By Carolyn Cohn and Noor Zainab Hussain
LONDON (Reuters) – International and domestic insurers are pushing into the U.S. market for hard-to-protect homes, charging high premiums and enjoying strong profits after some U.S. firms pulled out.
Rising losses from storms, hurricanes and wildfires in recent years have caused some insurers, such as Allstate (NYSE:) and State Farm, to cut back cover in catastrophe-hit states like Florida and California.
This has left greater room for non-domestic players like Hiscox (LON:) and Munich Re to enter the fray, industry sources say. Allstate did not respond to a request for comment, while State Farm declined to comment.
According to a report this month from Swiss Re (OTC:), 2024 will be the fifth consecutive year that global insured losses from natural catastrophes exceed $100 billion.
Recent large U.S. hurricanes Helene and Milton have added to concern about property losses. However, the increasing regularity of extreme weather events has stoked the market for more expensive excess and surplus lines, or E&S.
Homeowners’ premiums have risen by as much as 100% in the past couple of years in areas such as Los Angeles and the southeast of Florida, said Brian Bazan, a vice president at broker Hub International.
It was not unusual for premiums to rise 50% when policyholders transferred from the admitted market, though increased competition was starting to bring those rate increases down, he added.

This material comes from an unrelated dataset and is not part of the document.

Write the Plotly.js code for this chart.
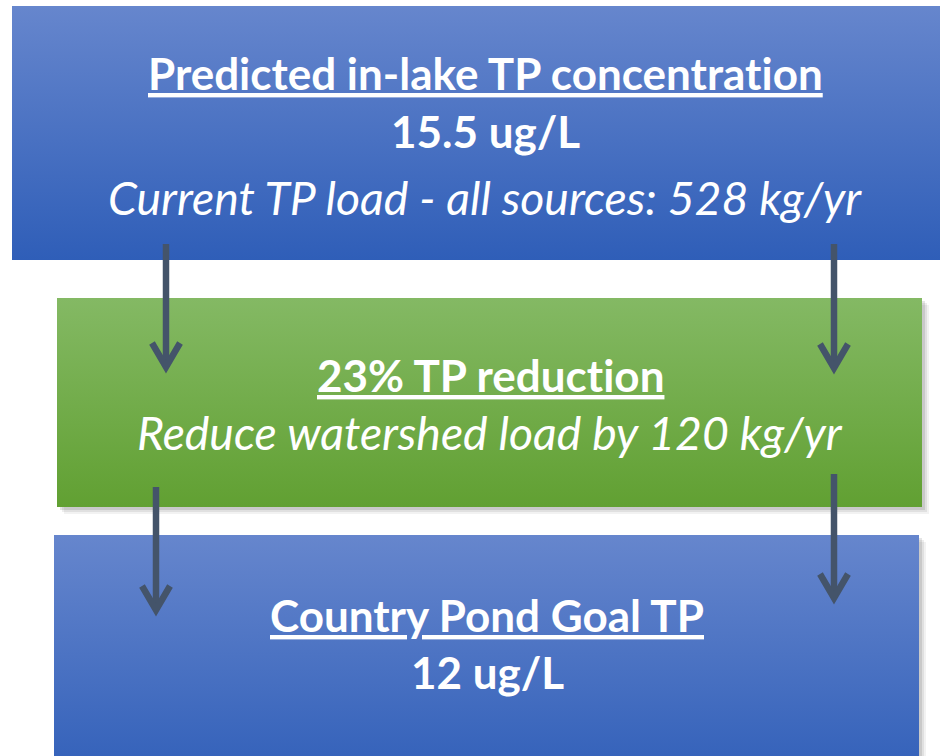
<!DOCTYPE html>
<html><head><meta charset="utf-8">
<script src="https://cdn.plot.ly/plotly-3.0.1.min.js"></script>
<style>html,body{margin:0;padding:0;background:#fff}#c{width:940px;height:756px}
svg text{font-variant-ligatures:none !important;font-feature-settings:"liga" 0 !important}</style>
</head><body><div id="c"></div>
<script>
// ---- data ----
const boxTitles = ["Predicted in-lake TP concentration", "23% TP reduction", "Country Pond Goal TP"];
const boxValues = ["15.5 ug/L", "", "12 ug/L"];
const boxNotes  = ["Current TP load - all sources: 528 kg/yr", "Reduce watershed load by 120 kg/yr", ""];

// ---- layout geometry (pixels) ----
const boxes = [
  {x0: 12, x1: 958, y0: 6,   y1: 260, top: "#6686CD", bot: "#2F5EB8", shadow: false},
  {x0: 57, x1: 922, y0: 298, y1: 507, top: "#84B964", bot: "#61A032", shadow: true},
  {x0: 54, x1: 919, y0: 535, y1: 790, top: "#6686CD", bot: "#2F5EB8", shadow: true}
];
const lines = [
  {title: 88, value: 146, note: 212},
  {title: 390, value: null, note: 447},
  {title: 630, value: 687, note: null}
];
const arrows = [
  {x: 166, y0: 244, y1: 370}, {x: 834, y0: 244, y1: 371},
  {x: 156, y0: 487, y1: 613}, {x: 834, y0: 474, y1: 601}
];
const arrowColor = "#44546A";

const traces = [];
const rect = (b, dx, dy) => ({x: [b.x0+dx, b.x1+dx, b.x1+dx, b.x0+dx, b.x0+dx], y: [b.y0+dy, b.y0+dy, b.y1+dy, b.y1+dy, b.y0+dy]});
boxes.forEach(b => {
  if (b.shadow) {
    [[7, 0.05], [5, 0.07], [3, 0.10]].forEach(([o, a]) => {
      const r = rect(b, o, o);
      traces.push({type: "scatter", mode: "lines", x: r.x, y: r.y, fill: "toself", fillcolor: `rgba(0,0,0,${a})`, line: {width: 0}, hoverinfo: "skip", showlegend: false});
    });
  }
  const r = rect(b, 0, 0);
  traces.push({type: "scatter", mode: "lines", x: r.x, y: r.y, fill: "toself",
    fillgradient: {type: "vertical", start: b.y0, stop: b.y1, colorscale: [[0, b.top], [1, b.bot]]},
    line: {width: 0}, hoverinfo: "skip", showlegend: false});
});
arrows.forEach(a => {
  traces.push({type: "scatter", mode: "lines", x: [a.x, a.x], y: [a.y0, a.y1 - 3], line: {color: arrowColor, width: 6.5}, hoverinfo: "skip", showlegend: false});
  traces.push({type: "scatter", mode: "lines", x: [a.x - 14, a.x, a.x + 14], y: [a.y1 - 27, a.y1 - 3, a.y1 - 27], line: {color: arrowColor, width: 6.5}, hoverinfo: "skip", showlegend: false});
});

const F = "Lato, 'Open Sans', sans-serif";
const cx = [485, 490, 487];
const ann = [];
const tSize = 44, vSize = 44, nSize = 46.4;
boxTitles.forEach((t, i) => {
  if (t) ann.push({x: cx[i], y: lines[i].title - 0.33*tSize, text: "<b><u>" + t + "</u></b>", font: {family: F, size: tSize, color: "#fff"}});
  if (boxValues[i]) ann.push({x: cx[i], y: lines[i].value - 0.33*vSize, text: "<b>" + boxValues[i] + "</b>", font: {family: F, size: vSize, color: "#fff"}});
  if (boxNotes[i]) ann.push({x: cx[i], y: lines[i].note - 0.33*nSize, text: "<i>" + boxNotes[i] + "</i>", font: {family: F, size: nSize, color: "#fff"}});
});
ann.forEach(a => { a.xref = "x"; a.yref = "y"; a.showarrow = false; a.xanchor = "center"; a.yanchor = "middle"; });

Plotly.newPlot("c", traces, {
  width: 940, height: 756, margin: {l: 0, r: 0, t: 0, b: 0},
  paper_bgcolor: "#fff", plot_bgcolor: "#fff",
  xaxis: {range: [0, 940], visible: false, fixedrange: true},
  yaxis: {range: [756, 0], visible: false, fixedrange: true},
  annotations: ann, showlegend: false
}, {displayModeBar: false, staticPlot: true});
</script></body></html>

Most properties in the United States are covered via so-called admitted line insurance, where premium rates have to satisfy the state insurance regulator.
But policyholders, typically when they have been refused by three admitted line insurers, often buy E&S policies to gain the cover they need.

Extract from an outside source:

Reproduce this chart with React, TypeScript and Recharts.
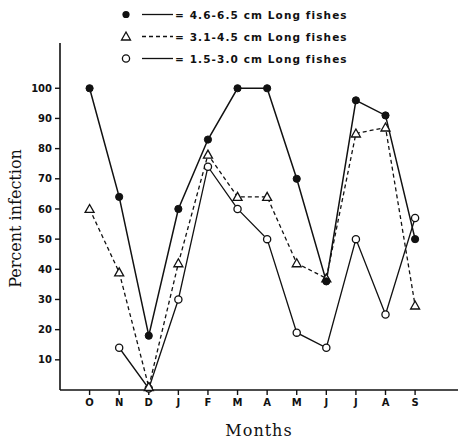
import React from 'react';
import { LineChart, Line, XAxis, YAxis, Label } from 'recharts';

const months = ['O', 'N', 'D', 'J', 'F', 'M', 'A', 'M', 'J', 'J', 'A', 'S'];
const large = [100, 64, 18, 60, 83, 100, 100, 70, 36, 96, 91, 50];
const medium = [60, 39, 1, 42, 78, 64, 64, 42, 37, 85, 87, 28];
const small = [null, 14, 0.5, 30, 74, 60, 50, 19, 14, 50, 25, 57];
const yTicks = [10, 20, 30, 40, 50, 60, 70, 80, 90, 100];
const legendLabels = ['= 4.6-6.5 cm Long fishes', '= 3.1-4.5 cm Long fishes', '= 1.5-3.0 cm Long fishes'];

const data = months.map((m, i) => ({ x: i + 1, m, large: large[i], medium: medium[i], small: small[i] }));

const INK = '#111';
const tickFont = { fontFamily: 'DejaVu Sans', fontSize: 10, fontWeight: 700, fill: INK };

const FilledDot = (p: any) => {
  if (p.cy == null || p.value == null) return null;
  return <circle key={p.key} cx={p.cx} cy={p.cy} r={3.6} fill={INK} stroke={INK} />;
};
const OpenDot = (p: any) => {
  if (p.cy == null || p.value == null) return null;
  return <circle key={p.key} cx={p.cx} cy={p.cy} r={3.6} fill="#fff" stroke={INK} strokeWidth={1.3} />;
};
const TriDot = (p: any) => {
  if (p.cy == null || p.value == null) return null;
  const { cx, cy } = p;
  return (
    <path key={p.key} d={`M${cx},${cy - 4.5} L${cx + 4.5},${cy + 3.5} L${cx - 4.5},${cy + 3.5} Z`} fill="#fff" stroke={INK} strokeWidth={1.3} />
  );
};

const YLabel = (props: any) => {
  const vb = props.viewBox || {};
  const cx = (vb.x ?? 0) + 15;
  const cy = (vb.y ?? 0) + (vb.height ?? 0) / 2 + 2;
  return (
    <text x={cx} y={cy} transform={`rotate(-90, ${cx}, ${cy})`} textAnchor="middle" dominantBaseline="central"
      style={{ fontFamily: 'DejaVu Serif', fontSize: 16, fill: INK }}>
      Percent infection
    </text>
  );
};

export default function App() {
  return (
    <div style={{ position: 'absolute', left: 0, top: 0, width: 461, height: 439, background: '#fff' }}>
      <LineChart width={461} height={439} data={data} margin={{ top: 43, right: 3, bottom: 0, left: 0 }}>
        <XAxis
          dataKey="x"
          type="number"
          domain={[0, 13.45]}
          ticks={[1, 2, 3, 4, 5, 6, 7, 8, 9, 10, 11, 12]}
          tickFormatter={(v: number) => months[v - 1]}
          axisLine={{ stroke: INK, strokeWidth: 1.6 }}
          tickLine={{ stroke: INK, strokeWidth: 1.4 }}
          tickSize={5}
          tick={tickFont}
          tickMargin={4}
          height={49}
        >
          <Label value="Months" position="insideBottom" offset={3} style={{ fontFamily: 'DejaVu Serif', fontSize: 16, fill: INK, letterSpacing: 1 }} />
        </XAxis>
        <YAxis
          type="number"
          domain={[0, 115]}
          ticks={yTicks}
          axisLine={{ stroke: INK, strokeWidth: 1.6 }}
          tickLine={{ stroke: INK, strokeWidth: 1.4 }}
          tickSize={5}
          tick={tickFont}
          tickMargin={3}
          width={60}
        >
          <Label content={YLabel} />
        </YAxis>
        <Line dataKey="small" stroke={INK} strokeWidth={1.3} dot={OpenDot} isAnimationActive={false} connectNulls={false} />
        <Line dataKey="medium" stroke={INK} strokeWidth={1.3} strokeDasharray="4 3" dot={TriDot} isAnimationActive={false} />
        <Line dataKey="large" stroke={INK} strokeWidth={1.5} dot={FilledDot} isAnimationActive={false} />
      </LineChart>
      <svg width={461} height={70} style={{ position: 'absolute', left: 0, top: 0 }}>
        {legendLabels.map((t, i) => {
          const y = 14.5 + i * 22;
          return (
            <g key={i}>
              {i === 0 && <circle cx={126} cy={y} r={3.6} fill={INK} />}
              {i === 1 && <path d={`M126,${y - 4.5} L130.5,${y + 3.5} L121.5,${y + 3.5} Z`} fill="#fff" stroke={INK} strokeWidth={1.3} />}
              {i === 2 && <circle cx={126} cy={y} r={3.6} fill="#fff" stroke={INK} strokeWidth={1.3} />}
              <line x1={142} x2={173} y1={y} y2={y} stroke={INK} strokeWidth={1.3} strokeDasharray={i === 1 ? '4 3' : undefined} />
              <text x={175} y={y + 4} style={{ fontFamily: 'DejaVu Sans', fontSize: 10.5, fontWeight: 700, fill: INK, letterSpacing: 1.1 }}>{t}</text>
            </g>
          );
        })}
      </svg>
    </div>
  );
}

This market has attracted players in the specialist Lloyd’s of London insurance market, which focuses on complex risks.
“Where the market (terms and conditions) hardens, it has to go outside of the States and Lloyd’s is often the beneficiary,” said Robert Greensted, a director at S&P Global.
“The potential for profitability is obviously there, but there is additional risk.”
Lloyd’s had the biggest share of the overall E&S market in 2023. Recent growth in the E&S market has been driven by property insurance premiums from catastrophe-prone states, according to a report by ratings agency Fitch.
Tom King, flood line underwriter at Lloyd’s insurer Hiscox, said the firm’s E&S flood product could provide higher levels of rebuilding payments than conventional cover.
Munich Re was interested in growing its long-standing E&S business, said Tom Wallace, chief underwriting officer for the binding authorities business at Munich Re Specialty-North America.
“The industry is seeing the first real dislocation on the admitted front, particularly in California,” he said.
States which have seen the biggest growth in E&S property business since 2018 are those facing the most risk – California, Florida and Louisiana, according to the U.S. Insurance Information Institute.
U.S. E&S homeowner premiums are likely to exceed $3 billion in 2024, up from $1.2 billion in 2018, according to reinsurance broker Guy Carpenter. A rise in premium volume reflects both increased demand and higher premium rates.
The overall combined ratio – a key measure of underwriting profitability in which a level below 100% indicates a profit – was 66% for property E&S business last year, sharply higher than 93% in 2022, the Fitch report said.
U.S. insurers are also present in this market – sometimes the same ones that pulled out of admitted lines.
“The Lloyd’s markets have always been here, but the U.S. high net worth markets are now building out their own E&S operations,” said Hub International’s Bazan.
“They are seeing more demand as they pull out of admitted and backfill it with E&S. They can do what Lloyd’s has always done, which is crafting unique solutions.”
Nationwide and AIG (NYSE:) are among major U.S. insurers to offer E&S as well as admitted property cover.
Nationwide did not respond to a request for comment, while AIG declined to comment.